The urgent context — why 2026 changes the job market now
Major developments over late 2024–early 2026 reshaped how employers, leagues, and law enforcement approach betting fraud:
- Federal authorities took a more active role in complex sports gambling schemes, illustrating cross‑agency investigations and indictments.
- Rapid expansion of regulated sports betting across U.S. states and global markets created more data and more attack surfaces.
- AI and advanced analytics have become both tools for detection and vectors for sophisticated manipulation (e.g., micro‑betting exploitation, anonymized crypto payments).
- Sports organizations are investing in integrity units and compliance programs rather than relying only on punishments—shifting focus to prevention and education.
These trends mean hiring is increasing across a spectrum of roles: compliance, integrity units inside leagues and conferences, data‑driven monitoring at sportsbooks, and law enforcement investigators specializing in sports corruption.
Who hires for sports integrity work?
If your goal is to prevent scams like the point‑shaving indictment, consider these employer categories:
- Universities and athletic departments — compliance officers, student‑athlete education specialists, investigators.
- Leagues and conferences (NCAA, professional leagues) — ethics investigators, integrity policy leads.
- Sportsbooks and betting operators — trading integrity analysts, suspicious activity units, AML/compliance teams.
- Third‑party integrity services (e.g., global monitoring firms) — data scientists, case investigators, intelligence analysts.
- Law enforcement and prosecutors — federal prosecutors, FBI financial crime squads, state attorneys general, gaming commissions.
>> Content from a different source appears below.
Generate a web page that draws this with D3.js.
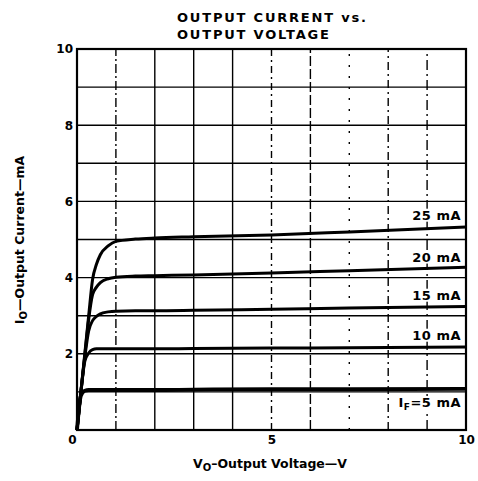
<!DOCTYPE html>
<html>
<head>
<meta charset="utf-8">
<script src="https://cdnjs.cloudflare.com/ajax/libs/d3/7.8.5/d3.min.js"></script>
<style>
  body { margin: 0; background: #fff; }
  svg { display: block; }
  text { font-family: "DejaVu Sans", "Liberation Sans", sans-serif; fill: #000; }
  .grid line { stroke: #000; stroke-width: 1.4px; }
  .curve { fill: none; stroke: #000; stroke-width: 3px; }
  .tick text { font-size: 12px; font-weight: bold; }
</style>
</head>
<body>
<div id="chart"></div>
<script>
// forward current settings (curve labels)
const forwardCurrents = ["25 mA", "20 mA", "15 mA", "10 mA", "5 mA"];

// output voltage sample points (V)
const voltage = [0, 0.1, 0.2, 0.3, 0.4, 0.5, 0.6, 0.8, 1.0, 1.5, 2, 3, 5, 7, 10];

// output current (mA) at the voltages above
const io25 = [0, 1.0, 2.0, 3.0, 3.95, 4.35, 4.6, 4.83, 4.95, 5.01, 5.04, 5.07, 5.12, 5.2, 5.33];
const io20 = [0, 1.0, 1.95, 2.9, 3.55, 3.75, 3.87, 3.97, 4.01, 4.04, 4.05, 4.07, 4.12, 4.18, 4.27];
const io15 = [0, 1.0, 1.9, 2.6, 2.87, 2.98, 3.05, 3.1, 3.12, 3.13, 3.13, 3.14, 3.17, 3.2, 3.24];
const io10 = [0, 0.98, 1.8, 2.02, 2.11, 2.13, 2.13, 2.13, 2.13, 2.13, 2.13, 2.14, 2.15, 2.16, 2.18];
const io5  = [0, 0.9, 1.03, 1.05, 1.05, 1.05, 1.05, 1.05, 1.05, 1.05, 1.05, 1.06, 1.07, 1.07, 1.08];

// where each curve label sits (mA, at the right edge)
const labelAt = [5.52, 4.42, 3.42, 2.37, 0.6];

const xTicks = [0, 5, 10];
const yTicks = [2, 4, 6, 8, 10];
const gridX = [1, 2, 3, 4, 5, 6, 7, 8, 9];
const gridY = [1, 2, 3, 4, 5, 6, 7, 8, 9];

const W = 478, H = 481;
const svg = d3.select('#chart').append('svg').attr('width', W).attr('height', H);

const x = d3.scaleLinear().domain([0, 10]).range([77, 466]);
const y = d3.scaleLinear().domain([0, 10]).range([430, 49]);

// title
const title = svg.append('text')
    .attr('x', 177).attr('y', 22)
    .style('font-size', '13px').style('font-weight', 'bold')
    .style('letter-spacing', '1.8px');
title.append('tspan').attr('x', 177).text('OUTPUT CURRENT vs.');
title.append('tspan').attr('x', 177).attr('dy', 17).text('OUTPUT VOLTAGE');

// grid
const dashFor = {1: '9,3,2,3', 5: '7,4,2,4', 6: '10,3', 7: '2,9', 8: '8,4,2,4', 9: '10,4,2,4'};
const grid = svg.append('g').attr('class', 'grid');
grid.selectAll('line.gx').data(gridX).join('line')
    .attr('class', 'gx')
    .attr('x1', d => x(d)).attr('x2', d => x(d))
    .attr('y1', y(0)).attr('y2', y(10))
    .style('stroke-dasharray', d => dashFor[d] || null);
grid.selectAll('line.gy').data(gridY).join('line')
    .attr('class', 'gy')
    .attr('x1', x(0)).attr('x2', x(10))
    .attr('y1', d => y(d)).attr('y2', d => y(d));

// curves
const series = [io25, io20, io15, io10, io5];
const line = d3.line()
    .x((d, i) => x(voltage[i]))
    .y(d => y(d))
    .curve(d3.curveMonotoneX);
svg.append('g').selectAll('path').data(series).join('path')
    .attr('class', 'curve')
    .attr('d', line)
    .style('stroke-width', (d, i) => i === 4 ? 3.8 : 3);

// curve labels on white patches
const labels = svg.append('g');
forwardCurrents.forEach((lab, i) => {
    const yy = y(labelAt[i]);
    const t = labels.append('text')
        .attr('x', 461).attr('y', yy)
        .attr('text-anchor', 'end')
        .style('font-size', '13px').style('font-weight', 'bold')
        .style('letter-spacing', '0.5px');
    if (i === 4) {
        t.append('tspan').text('I');
        t.append('tspan').attr('dy', 3).style('font-size', '9px').text('F');
        t.append('tspan').attr('dy', -3).text('=5 mA');
    } else {
        t.text(lab);
    }
    const b = t.node().getBBox();
    labels.insert('rect', 'text')
        .attr('x', b.x - 3).attr('y', b.y + 1)
        .attr('width', b.width + 5).attr('height', b.height - 2)
        .attr('fill', '#fff');
});

// frame
svg.append('rect')
    .attr('x', x(0)).attr('y', y(10))
    .attr('width', x(10) - x(0)).attr('height', y(0) - y(10))
    .attr('fill', 'none').attr('stroke', '#000').attr('stroke-width', 2.2);

// axes
const xAxis = svg.append('g')
    .attr('transform', `translate(0,${y(0)})`)
    .call(d3.axisBottom(x).tickValues(xTicks).tickSize(0).tickPadding(5).tickFormat(d3.format('d')));
xAxis.select('.domain').remove();
xAxis.selectAll('.tick').filter(d => d === 0).select('text').attr('dx', -5);

const yAxis = svg.append('g')
    .attr('transform', `translate(${x(0)},0)`)
    .call(d3.axisLeft(y).tickValues(yTicks).tickSize(0).tickPadding(4).tickFormat(d3.format('d')));
yAxis.select('.domain').remove();

// axis titles
const xt = svg.append('text')
    .attr('x', 270).attr('y', 468)
    .attr('text-anchor', 'middle')
    .style('font-size', '12.5px').style('font-weight', 'bold');
xt.append('tspan').text('V');
xt.append('tspan').attr('dy', 3).style('font-size', '10px').text('O');
xt.append('tspan').attr('dy', -3).text('\u2013Output Voltage\u2014V');

const yt = svg.append('text')
    .attr('transform', 'translate(24,240) rotate(-90)')
    .attr('text-anchor', 'middle')
    .style('font-size', '12.5px').style('font-weight', 'bold');
yt.append('tspan').text('I');
yt.append('tspan').attr('dy', 3).style('font-size', '10px').text('O');
yt.append('tspan').attr('dy', -3).text('\u2014Output Current\u2014mA');
</script>
</body>
</html>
- Nonprofits and international bodies — education programs, research centers, watchdog organizations focused on sport integrity.
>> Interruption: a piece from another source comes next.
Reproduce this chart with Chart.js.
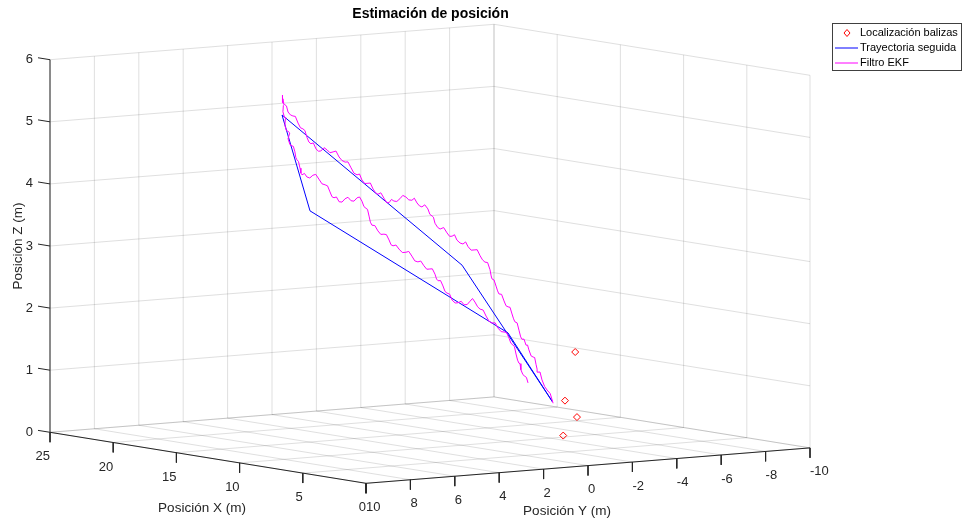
<!DOCTYPE html>
<html>
<head>
  <meta charset="UTF-8">
  <title>Estimación de posición</title>
  <script src="https://cdn.jsdelivr.net/npm/chart.js"></script>
  <style>
    body {
      margin: 0;
      background: #fff;
    }
    canvas {
      display: block;
    }
  </style>
</head>
<body>
  <canvas id="posChart" width="963" height="522"></canvas>

  <script>
// axis ticks (m)
const xTicks = [0, 5, 10, 15, 20, 25];
const yTicks = [-10, -8, -6, -4, -2, 0, 2, 4, 6, 8, 10];
const zTicks = [0, 1, 2, 3, 4, 5, 6];

// beacon positions (m)
const balizaX = [5, 5, 5, 5];
const balizaY = [-2.27, -1.81, -2.35, -1.73];
const balizaZ = [1.60, 0.83, 0.55, 0.27];

// reference path waypoints (m)
const trajX = [12, 12, 12, 12, 12, 12];
const trajY = [-5.24, -1.16, 6.95, 5.69, -3.23, -5.24];
const trajZ = [0.48, 2.80, 5.45, 3.87, 1.65, 0.48];

// EKF position estimate (m)
const ekfX = [
  12, 12, 12, 12, 12, 12, 12, 12, 12, 12, 12, 12, 12, 12, 12, 12, 12, 12, 12, 12,
  12, 12, 12, 12, 12, 12, 12, 12, 12, 12, 12, 12, 12, 12, 12, 12, 12, 12, 12, 12,
  12, 12, 12, 12, 12, 12, 12, 12, 12, 12, 12, 12, 12, 12, 12, 12, 12, 12, 12, 12,
  12, 12, 12, 12, 12, 12, 12, 12, 12, 12, 12, 12, 12, 12, 12, 12, 12, 12, 12, 12,
  12, 12, 12, 12, 12, 12, 12, 12, 12, 12, 12, 12, 12, 12, 12, 12, 12, 12, 12, 12,
  12, 12, 12, 12, 12, 12, 12, 12, 12, 12, 12, 12, 12, 12, 12, 12, 12, 12, 12, 12,
  12, 12, 12, 12, 12, 12, 12, 12, 12, 12, 12, 12, 12, 12, 12, 12, 12, 12, 12, 12,
  12, 12, 12, 12, 12, 12, 12, 12, 12, 12, 12, 12, 12, 12, 12, 12, 12, 12, 12, 12,
  12, 12, 12, 12, 12, 12, 12, 12, 12, 12, 12, 12, 12, 12, 12, 12, 12, 12, 12, 12,
  12, 12, 12, 12, 12, 12, 12, 12, 12, 12, 12, 12, 12, 12, 12, 12, 12, 12, 12, 12,
  12, 12, 12, 12, 12, 12, 12, 12, 12, 12, 12, 12, 12, 12, 12, 12, 12, 12, 12, 12,
  12, 12, 12, 12, 12, 12, 12, 12, 12
];
const ekfY = [
  -5.26, -5.13, -4.99, -4.88, -4.76, -4.67, -4.58, -4.54, -4.49, -4.43,
  -4.36, -4.27, -4.17, -4.11, -4.04, -3.95, -3.86, -3.80, -3.73, -3.64,
  -3.54, -3.48, -3.41, -3.32, -3.23, -3.14, -3.05, -2.94, -2.82, -2.76,
  -2.69, -2.60, -2.51, -2.47, -2.42, -2.31, -2.19, -2.08, -1.97, -1.84,
  -1.70, -1.57, -1.43, -1.32, -1.20, -1.07, -0.93, -0.82, -0.71, -0.60,
  -0.48, -0.33, -0.17, -0.06, 0.06, 0.13, 0.19, 0.29, 0.38, 0.52,
  0.65, 0.76, 0.87, 0.99, 1.10, 1.24, 1.37, 1.51, 1.64, 1.78,
  1.91, 2.02, 2.13, 2.25, 2.36, 2.50, 2.63, 2.74, 2.85, 2.97,
  3.08, 3.22, 3.35, 3.46, 3.57, 3.71, 3.84, 3.98, 4.11, 4.25,
  4.38, 4.52, 4.65, 4.79, 4.92, 5.06, 5.20, 5.31, 5.42, 5.54,
  5.65, 5.74, 5.83, 5.92, 6.01, 6.12, 6.23, 6.35, 6.46, 6.57,
  6.68, 6.75, 6.82, 6.87, 6.91, 6.93, 6.95,
  6.91, 6.86, 6.89, 6.91, 6.84, 6.77, 6.80, 6.82, 6.75, 6.68,
  6.60, 6.68, 6.59, 6.50, 6.44, 6.37, 6.33, 6.28, 6.21, 6.14,
  6.10, 6.05, 5.94, 5.83, 5.70, 5.56, 5.43, 5.29, 5.15, 5.01,
  4.90, 4.79, 4.70, 4.61, 4.50, 4.38, 4.25, 4.11, 3.98, 3.84,
  3.71, 3.57, 3.46, 3.35, 3.26, 3.17, 3.10, 3.03, 2.97, 2.90,
  2.77, 2.63, 2.50, 2.36, 2.25, 2.13, 2.04, 1.95, 1.82, 1.68,
  1.53, 1.37, 1.24, 1.10, 0.97, 0.83, 0.70, 0.56, 0.43, 0.29,
  0.18, 0.06, -0.01, -0.08, -0.19, -0.30, -0.39, -0.48, -0.60, -0.71,
  -0.85, -0.98, -1.12, -1.25, -1.39, -1.52, -1.63, -1.74, -1.86, -1.97,
  -2.11, -2.24, -2.38, -2.51, -2.65, -2.78, -2.92, -3.05, -3.16, -3.27,
  -3.36, -3.45, -3.52, -3.59, -3.66, -3.72, -3.77, -3.81, -3.90, -3.99,
  -4.06, -4.13
];
const ekfZ = [
  0.46, 0.62, 0.68, 0.74, 0.85, 0.98, 0.98, 1.03, 1.11, 1.22,
  1.23, 1.25, 1.35, 1.43, 1.43, 1.53, 1.53, 1.57, 1.67, 1.80,
  1.82, 1.87, 1.95, 2.06, 2.07, 2.09, 2.17, 2.28, 2.29, 2.34,
  2.42, 2.52, 2.54, 2.59, 2.69, 2.81, 2.82, 2.86, 2.93, 3.03,
  3.03, 3.03, 3.09, 3.17, 3.14, 3.16, 3.21, 3.30, 3.28, 3.28,
  3.34, 3.43, 3.41, 3.44, 3.51, 3.61, 3.63, 3.66, 3.75, 3.82,
  3.79, 3.81, 3.86, 3.94, 3.91, 3.92, 3.97, 4.00, 3.95, 3.91,
  3.92, 3.95, 3.90, 3.91, 3.98, 4.07, 4.05, 4.08, 4.14, 4.24,
  4.24, 4.24, 4.30, 4.40, 4.39, 4.42, 4.51, 4.61, 4.61, 4.64,
  4.70, 4.80, 4.79, 4.78, 4.83, 4.87, 4.82, 4.82, 4.86, 4.96,
  4.95, 4.98, 5.06, 5.17, 5.20, 5.22, 5.30, 5.41, 5.42, 5.44,
  5.49, 5.59, 5.61, 5.63, 5.71, 5.77, 5.76,
  5.65, 5.62, 5.60, 5.50, 5.41, 5.40, 5.38, 5.28, 5.19, 5.18,
  5.15, 5.06, 4.96, 4.94, 4.93, 4.84, 4.75, 4.71, 4.68, 4.57,
  4.49, 4.46, 4.48, 4.42, 4.40, 4.44, 4.45, 4.37, 4.29, 4.27,
  4.25, 4.15, 4.07, 4.05, 4.06, 3.98, 3.97, 4.02, 4.04, 3.98,
  3.97, 4.02, 4.03, 3.96, 3.87, 3.84, 3.82, 3.71, 3.61, 3.56,
  3.55, 3.46, 3.40, 3.40, 3.39, 3.30, 3.22, 3.20, 3.21, 3.14,
  3.08, 3.08, 3.09, 3.01, 2.93, 2.91, 2.92, 2.84, 2.78, 2.78,
  2.78, 2.69, 2.61, 2.58, 2.58, 2.49, 2.40, 2.37, 2.35, 2.25,
  2.20, 2.20, 2.22, 2.16, 2.16, 2.21, 2.25, 2.19, 2.11, 2.07,
  2.05, 1.95, 1.86, 1.83, 1.83, 1.74, 1.68, 1.67, 1.66, 1.57,
  1.48, 1.45, 1.42, 1.30, 1.20, 1.15, 1.14, 1.04, 0.96, 0.93,
  0.91, 0.82
];

const X0 = 0, X1 = 25, Y0 = -10, Y1 = 10, Z0 = 0, Z1 = 6;

// orthographic view of the axes box onto the canvas
function proj(x, y, z) {
  return {
    x: 366 - 12.64 * x - 22.2 * (y - 10),
    y: 483.3 - 2.04 * x + 1.77 * (y - 10) - 62.1 * z
  };
}

function path(xs, ys, zs) {
  return xs.map((x, i) => proj(x, ys[i], zs[i]));
}

// list of [[x,y,z],[x,y,z]] segments -> one broken polyline
function segments(list) {
  const out = [];
  list.forEach(([a, b]) => {
    out.push(proj(...a), proj(...b), { x: null, y: null });
  });
  return out;
}

const gridSegs = [];
// floor
xTicks.forEach(t => gridSegs.push([[t, Y0, Z0], [t, Y1, Z0]]));
yTicks.forEach(t => gridSegs.push([[X0, t, Z0], [X1, t, Z0]]));
// back wall x = 25
yTicks.forEach(t => gridSegs.push([[X1, t, Z0], [X1, t, Z1]]));
zTicks.forEach(t => gridSegs.push([[X1, Y0, t], [X1, Y1, t]]));
// back wall y = -10
xTicks.forEach(t => gridSegs.push([[t, Y0, Z0], [t, Y0, Z1]]));
zTicks.forEach(t => gridSegs.push([[X0, Y0, t], [X1, Y0, t]]));

const axisSegs = [
  [[X1, Y1, Z0], [X1, Y1, Z1]],
  [[X0, Y1, Z0], [X1, Y1, Z0]],
  [[X0, Y0, Z0], [X0, Y1, Z0]]
];
xTicks.forEach(t => axisSegs.push([[t, Y1, 0], [t, Y1, -0.16]]));
yTicks.forEach(t => axisSegs.push([[X0, t, 0], [X0, t, -0.16]]));
zTicks.forEach(t => axisSegs.push([[X1, Y1, t], [X1 + 0.95, Y1, t]]));

const FONT = '"Liberation Sans", Arial, sans-serif';
const TXT = '#262626';

const labelsPlugin = {
  id: 'labels3d',
  afterDraw(chart) {
    const { ctx } = chart;
    const sx = chart.scales.x, sy = chart.scales.y;
    const px = p => ({ x: sx.getPixelForValue(p.x), y: sy.getPixelForValue(p.y) });
    ctx.save();
    ctx.fillStyle = TXT;
    ctx.font = '13px ' + FONT;
    ctx.textBaseline = 'middle';

    // Z tick labels
    ctx.textAlign = 'right';
    zTicks.forEach(t => {
      const p = px(proj(X1, Y1, t));
      ctx.fillText(String(t), p.x - 17, p.y);
    });
    // X tick labels
    xTicks.forEach(t => {
      const p = px(proj(t, Y1, 0));
      ctx.fillText(String(t), p.x, p.y + 24.5);
    });
    // Y tick labels
    ctx.textAlign = 'left';
    yTicks.forEach(t => {
      const p = px(proj(X0, t, 0));
      ctx.fillText(String(t), p.x, p.y + 24);
    });

    // axis titles
    ctx.textAlign = 'center';
    ctx.font = '13.5px ' + FONT;
    ctx.fillText('Posición X (m)', 202, 508);
    ctx.fillText('Posición Y (m)', 567, 511);
    ctx.save();
    ctx.translate(18, 246);
    ctx.rotate(-Math.PI / 2);
    ctx.fillText('Posición Z (m)', 0, 0);
    ctx.restore();

    // title
    ctx.font = 'bold 14px ' + FONT;
    ctx.textBaseline = 'alphabetic';
    ctx.fillStyle = '#000';
    ctx.fillText('Estimación de posición', 430.5, 18);

    // legend
    const bx = 832.5, by = 23.5, bw = 129, bh = 47;
    ctx.fillStyle = '#fff';
    ctx.fillRect(bx, by, bw, bh);
    ctx.strokeStyle = '#404040';
    ctx.lineWidth = 1;
    ctx.strokeRect(bx, by, bw, bh);
    ctx.font = '11px ' + FONT;
    ctx.textAlign = 'left';
    ctx.textBaseline = 'middle';
    const items = chart.data.datasets.filter(d => d.label);
    items.forEach((d, i) => {
      const y = 33 + i * 15;
      ctx.strokeStyle = d.borderColor;
      ctx.lineWidth = 1;
      if (d.showLine) {
        ctx.beginPath();
        ctx.moveTo(835, y);
        ctx.lineTo(858, y);
        ctx.stroke();
      } else {
        ctx.beginPath();
        ctx.moveTo(847, y - 3.5);
        ctx.lineTo(850, y);
        ctx.lineTo(847, y + 3.5);
        ctx.lineTo(844, y);
        ctx.closePath();
        ctx.stroke();
      }
      ctx.fillStyle = '#000';
      ctx.fillText(d.label, 860, y);
    });
    ctx.restore();
  }
};

const ctx = document.getElementById('posChart').getContext('2d');
new Chart(ctx, {
  type: 'scatter',
  data: {
    datasets: [
      {
        label: 'Localización balizas',
        data: path(balizaX, balizaY, balizaZ),
        showLine: false,
        pointStyle: 'rectRot',
        pointRadius: 3.5,
        borderColor: '#ff0000',
        backgroundColor: 'rgba(255,255,255,0)',
        borderWidth: 1,
        order: 1
      },
      {
        label: 'Trayectoria seguida',
        data: path(trajX, trajY, trajZ),
        showLine: true,
        pointRadius: 0,
        borderColor: '#0000ff',
        borderWidth: 1,
        order: 3
      },
      {
        label: 'Filtro EKF',
        data: path(ekfX, ekfY, ekfZ),
        showLine: true,
        pointRadius: 0,
        borderColor: '#ff00ff',
        borderWidth: 1,
        order: 2
      },
      {
        data: segments(gridSegs),
        showLine: true,
        spanGaps: false,
        pointRadius: 0,
        borderColor: 'rgba(38,38,38,0.15)',
        borderWidth: 1,
        order: 10
      },
      {
        data: segments(axisSegs),
        showLine: true,
        spanGaps: false,
        pointRadius: 0,
        borderColor: '#262626',
        borderWidth: 1,
        order: 9
      }
    ]
  },
  options: {
    responsive: false,
    animation: false,
    devicePixelRatio: 1,
    layout: { padding: 0, autoPadding: false },
    scales: {
      x: { type: 'linear', min: 0, max: 963, display: false },
      y: { type: 'linear', min: 0, max: 522, reverse: true, display: false }
    },
    plugins: {
      legend: { display: false },
      tooltip: { enabled: false },
      title: { display: false }
    }
  },
  plugins: [labelsPlugin]
});
  </script>
</body>
</html>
Key roles and what they actually do
Below are common career paths with the day‑to‑day activities that matter most for preventing point‑shaving and related crimes.
1. Athletic compliance officer (college)
Focus: policy, education, investigations within a university program.
- Design and deliver mandatory education programs for athletes about gambling rules and reporting obligations.
- Monitor tip lines, analyze suspicious behavior reports, and coordinate with university counsel and law enforcement when warranted.
- Implement preventive controls—authorized gambling policies, team‑level briefings, and oversight of athlete finances where permitted.
2. Integrity analyst (sportsbook or monitoring firm)
Focus: real‑time market surveillance and anomaly detection.
- Use odds feeds, betting volumes, and player‑level data to flag irregular patterns.
- Build and refine models (statistical, ML) that detect likely manipulation—especially late‑market microbets and washed betting.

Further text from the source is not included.